Laboratory-cultured cells have been considered as a substitute method to reduce animal testing in drug development or toxicity testing of chemicals for many years. Nowadays, such cell culture models are available for any human tissue. The trend in experimental biomedicine is increasingly moving towards three-dimensional tissue models because they represent the conditions in a living organism more realistically. In addition to tissue models that are as realistic as possible, analytical methods are also required to monitor their condition during activity tests. This is where the optical methods commonly used today often reach their limits, as visible light can only penetrate tissue to a limited extent.

Temperature measurement as the key to analyzing cell metabolism

A research team consisting of three companies and two research institutions is therefore pursuing new paths: In the “T-Sense-3D” project, which has been funded by the Federal Ministry of Education and Research BMBF in the “KMU-innovativ” funding measure since 01.10.2024, the aim is to monitor cell metabolism and its changes using high-precision temperature measurements.

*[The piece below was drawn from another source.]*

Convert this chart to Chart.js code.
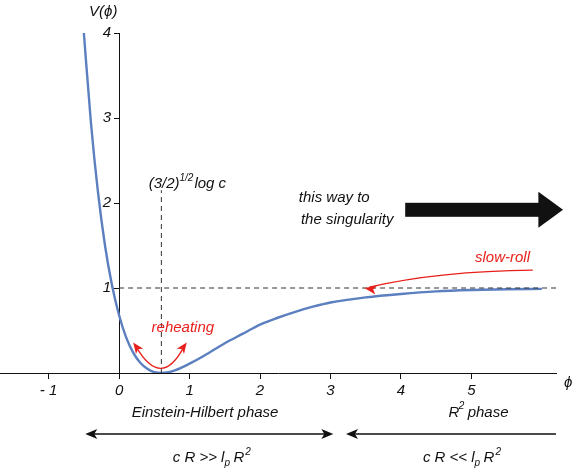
<!DOCTYPE html>
<html>
<head>
<meta charset="utf-8">
<script src="https://cdn.jsdelivr.net/npm/chart.js@4"></script>
<style>
  body { margin: 0; background: #fff; }
  #wrap { width: 581px; height: 472px; }
</style>
</head>
<body>
<div id="wrap"><canvas id="potChart"></canvas></div>
<script>
// values
const phiValues = [-0.5, -0.4, -0.3, -0.2, -0.1, 0, 0.1, 0.2, 0.3, 0.4, 0.5, 0.6, 0.7, 0.8, 1.0, 1.2, 1.5, 1.75, 2.0, 2.25, 2.5, 2.75, 3.0, 3.5, 4.0, 4.5, 5.0, 5.5, 6.0];
const potValues = [4.0, 2.95, 2.13, 1.50, 1.03, 0.68, 0.42, 0.24, 0.12, 0.05, 0.01, 0, 0.009, 0.033, 0.11, 0.20, 0.35, 0.46, 0.57, 0.65, 0.72, 0.78, 0.83, 0.89, 0.93, 0.96, 0.976, 0.985, 0.99];
const xTickLabels = { '-1': '- 1', '0': '0', '1': '1', '2': '2', '3': '3', '4': '4', '5': '5' };
const yTickLabels = { '1': '1', '2': '2', '3': '3', '4': '4' };
const minPhi = 0.6;
const plateau = 1;

const FONT = 'italic 15px "Liberation Sans", Arial, sans-serif';
const SMALL = 'italic 10px "Liberation Sans", Arial, sans-serif';
const RED = '#e8201c';

function arrowHead(c, x, y, ang, len, wid, color) {
  c.save();
  c.fillStyle = color;
  c.translate(x, y);
  c.rotate(ang);
  c.beginPath();
  c.moveTo(0, 0);
  c.lineTo(-len, -wid / 2);
  c.lineTo(-len * 0.75, 0);
  c.lineTo(-len, wid / 2);
  c.closePath();
  c.fill();
  c.restore();
}

const annotations = {
  id: 'annotations',
  afterDatasetsDraw(chart) {
    const c = chart.ctx;
    const xs = chart.scales.x, ys = chart.scales.y;
    const px = v => xs.getPixelForValue(v);
    const py = v => ys.getPixelForValue(v);
    const bottom = chart.chartArea.bottom;
    c.save();

    // y tick labels, left of the axis
    c.fillStyle = '#111';
    c.font = FONT;
    c.textBaseline = 'middle';
    c.textAlign = 'right';
    Object.keys(yTickLabels).forEach(v => c.fillText(yTickLabels[v], px(0) - 8, py(+v)));

    // dashed guide lines
    c.strokeStyle = '#333';
    c.lineWidth = 1;
    c.setLineDash([5, 4]);
    c.beginPath();
    c.moveTo(px(0), py(plateau));
    c.lineTo(px(6.2), py(plateau));
    c.moveTo(px(minPhi), py(0));
    c.lineTo(px(minPhi), py(2.15));
    c.stroke();
    c.setLineDash([]);

    c.textAlign = 'left';
    c.fillText('V(\u03d5)', px(0) - 30, 12);
    c.fillText('\u03d5', chart.chartArea.right + 8, bottom + 10);

    // (3/2)^{1/2} log c
    let tx = px(0.42), ty = py(2.22);
    c.fillText('(3/2)', tx, ty);
    let w = c.measureText('(3/2)').width;
    c.font = SMALL;
    c.fillText('1/2', tx + w, ty - 6);
    let w2 = c.measureText('1/2').width;
    c.font = FONT;
    c.fillText('log c', tx + w + w2 + 1, ty);

    // singularity text and big arrow
    c.fillText('this way to', px(2.55), py(2.06));
    c.fillText('the singularity', px(2.58), py(1.8));
    c.fillRect(px(4.06), py(1.92) - 7, px(6.0) - px(4.06), 14);
    c.beginPath();
    c.moveTo(px(5.95), py(1.92) - 18);
    c.lineTo(px(6.3), py(1.92));
    c.lineTo(px(5.95), py(1.92) + 18);
    c.closePath();
    c.fill();

    // slow-roll
    c.fillStyle = RED;
    c.fillText('slow-roll', px(5.05), py(1.36));
    c.strokeStyle = RED;
    c.lineWidth = 1.3;
    c.beginPath();
    c.moveTo(px(5.87), py(1.21));
    c.quadraticCurveTo(px(4.55), py(1.2), px(3.55), py(1.01));
    c.stroke();
    arrowHead(c, px(3.48), py(1.0), Math.PI + 0.18, 12, 9, RED);

    // reheating
    c.fillText('reheating', px(1.0) - 38, py(0.53));
    c.beginPath();
    c.moveTo(px(0.24), py(0.31));
    c.quadraticCurveTo(px(0.6), py(-0.2), px(0.92), py(0.31));
    c.stroke();
    arrowHead(c, px(0.2), py(0.36), -2.2, 11, 9, RED);
    arrowHead(c, px(0.96), py(0.36), -0.95, 11, 9, RED);

    // phases below the axis
    c.fillStyle = '#111';
    c.strokeStyle = '#111';
    c.textAlign = 'center';
    c.fillText('Einstein-Hilbert phase', px(1.22), bottom + 40);
    c.fillText('R  phase', px(5.1), bottom + 40);
    c.font = SMALL;
    c.fillText('2', px(5.1) - 17, bottom + 33);
    c.font = FONT;

    c.lineWidth = 1.3;
    const ay = bottom + 61;
    c.beginPath();
    c.moveTo(px(-0.4), ay); c.lineTo(px(2.95), ay);
    c.moveTo(px(3.35), ay); c.lineTo(px(6.2), ay);
    c.stroke();
    arrowHead(c, px(-0.48), ay, Math.PI, 12, 10, '#111');
    arrowHead(c, px(3.04), ay, 0, 12, 10, '#111');
    arrowHead(c, px(3.22), ay, Math.PI, 12, 10, '#111');

    // c R >> l_p R^2
    function relation(x, op) {
      c.textAlign = 'left';
      const y = bottom + 85;
      const parts = 'c R ' + op + ' l';
      const total = c.measureText(parts + '  R ').width + 8;
      let sx = x - total / 2;
      c.fillText(parts, sx, y);
      sx += c.measureText(parts).width;
      c.font = SMALL;
      c.fillText('p', sx, y + 5);
      c.font = FONT;
      c.fillText('R', sx + 9, y);
      const rw = c.measureText('R').width;
      c.font = SMALL;
      c.fillText('2', sx + 10 + rw, y - 6);
      c.font = FONT;
    }
    relation(px(1.35), '>>');
    relation(px(4.9), '<<');
    c.restore();
  }
};

new Chart(document.getElementById('potChart'), {
  type: 'scatter',
  data: {
    datasets: [{
      data: phiValues.map((p, i) => ({ x: p, y: potValues[i] })),
      showLine: true,
      borderColor: '#5b7fbf',
      borderWidth: 2.4,
      pointRadius: 0,
      cubicInterpolationMode: 'monotone'
    }]
  },
  options: {
    responsive: true,
    maintainAspectRatio: false,
    animation: false,
    layout: { padding: { left: 0, right: 25, top: 33, bottom: 99 } },
    plugins: { legend: { display: false }, tooltip: { enabled: false } },
    scales: {
      x: {
        type: 'linear',
        position: { y: 0 },
        min: -1.69, max: 6.2,
        afterBuildTicks: s => { s.ticks = Object.keys(xTickLabels).map(v => ({ value: +v })); },
        ticks: {
          callback: v => xTickLabels[String(v)] ?? '',
          color: '#111',
          font: { family: '"Liberation Sans", Arial', style: 'italic', size: 15 },
          padding: 4
        },
        grid: { drawOnChartArea: false, drawTicks: true, tickLength: 5, color: '#111' },
        border: { color: '#111', width: 1 }
      },
      y: {
        type: 'linear',
        position: { x: 0 },
        min: 0, max: 4,
        afterBuildTicks: s => { s.ticks = Object.keys(yTickLabels).map(v => ({ value: +v })); },
        ticks: { display: false },
        grid: { drawOnChartArea: false, drawTicks: true, tickLength: 5, color: '#111' },
        border: { color: '#111', width: 1 }
      }
    }
  },
  plugins: [annotations]
});
</script>
</body>
</html>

Temperature is a universal indicator of cellular metabolism, as only living cells generate heat. Any external influence on the metabolism leads to minimal temperature changes. New analytical methods are needed to measure these precisely. The project partners from the companies FEW Chemicals GmbH (Bitterfeld-Wolken), ibidi GmbH (Gräfelfing) and nanoAnalytics GmbH (Münster), the Fraunhofer Institute for Electronic Microsystems and Solid State Technologies (EMFT) and the Technical University of Munich are experimenting with novel materials made of tailor-made polymer chains and nanoparticle admixtures. These materials are printed in the form of tiny droplets on the bottom of cell culture vessels in order to establish contact with the tissue models. The materials change their electrical resistance many times over in a very small temperature window that can be controlled by the chemical composition of the sensor spots. By measuring the electrical resistance, high-precision temperature measurement becomes accessible. 

Closing technological gaps

In the project, the temperature sensors are to be integrated into cell culture vessels using mass production methods (roll-to-roll) in order to enable efficient drug testing. The researchers are also developing customized measurement electronics and software in order to establish the new process on the market in a user-friendly way. The functionality of the overall system will be demonstrated in biological model studies.

The biomedical project aims to close a technological gap by solving a challenging material science problem: the quantitative real-time analysis of 3D tissue models with medium throughput. The new method has the potential to open up new possibilities in experimental biomedicine and addresses a market that is expected to see double-digit annual growth until 2030.